Darwinian Demon point on organism space is unobtainable by the evolutionary heuristic within constraints of physical reality. Each mutation is a trade-off, and many areas are cut off by insanely low fitness at their boundaries. While evolution seems to have much better coverage of search space than gradient descent, as researchers of Open-Endedness noticed, it will not overpower all physiological constraints. There might be a high evolutionary cost of alignment, or at limited computational power an aligned intelligence might be suboptimal. If humans were too dumb to realize their ruthless pursuit of procreation destroys their species, it would be more optimal to have them believe in virtues that serve as the basis for a sustainable society: justice, fairness, industriousness.

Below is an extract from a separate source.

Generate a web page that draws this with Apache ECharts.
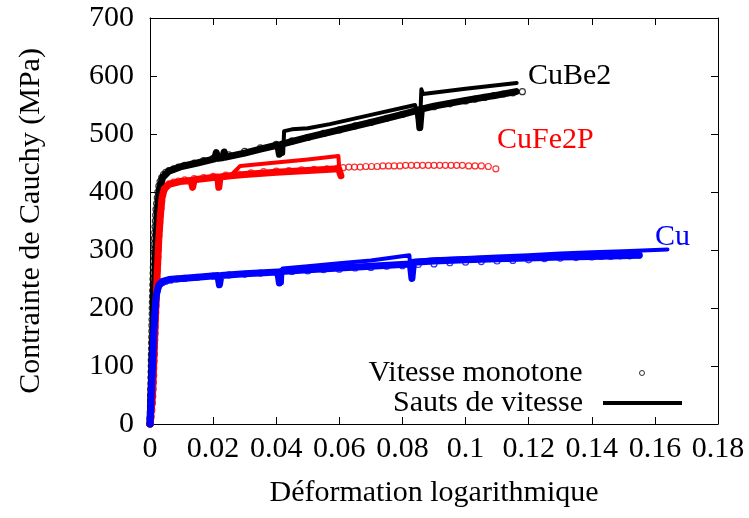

Perhaps the only sustainable society obtainable by evolution is one based on such virtues, and any intelligent species rejecting them goes extinct. Groups of humans that became ruthless sex-crazed conquerors might have fared worse as a collective since founding a community necessary for survival on these foundations would require thinking too far into the future. On the other hand, groups believing in justice, voluntarily engaging in culture, and feeling impulse for altruism, even when it is irrational and undesirable both for the specimen and the species, would naturally form sustainable communities. Successful collective would not be dependent on successful reasoning, but rather, implanting such misalignments makes sustainable communities the mindless, default option.
Furthermore, if, by simulations or contact with alien species, it was shown that fairness and similar traits result from convergent evolution of all intelligent life, arising everywhere independently, it would give them even more innate character. A strong sense of fairness could be cosmologically universal and vital for the development of all civilizations, even not carbon-based. This is, of course, pure speculation. It might just as well be revealed that the intuitive virtues of humanity are absolute contingency and evolutionarily suboptimal ones.
Rather than originating as an obvious agent with a clearly defined goal system, the human mind evolved as a neural circuit to optimize the fitness of the organism it inhabits, with various constraints limiting both its abilities and alignment. It might consist of neural sections with contradictory goals and not strive to maximize (or satisfy) any identifiable utility function. Instead, its actions, in general, should contribute to the fitness of the species, as fundamentally misaligned as they might sometimes be. Homicidal tendencies might arise from a dreading feeling of social exclusion, but that feeling is necessary for species and overwhelmingly positive when all human agencies are aggregated. The complexity of such a system could serve as an example of a neural network with irreducibly interrelated intelligence and the goal system. Another suggestion arising is that viewing the human goal system in the context of its misalignment to the evolutionary process might be very insightful.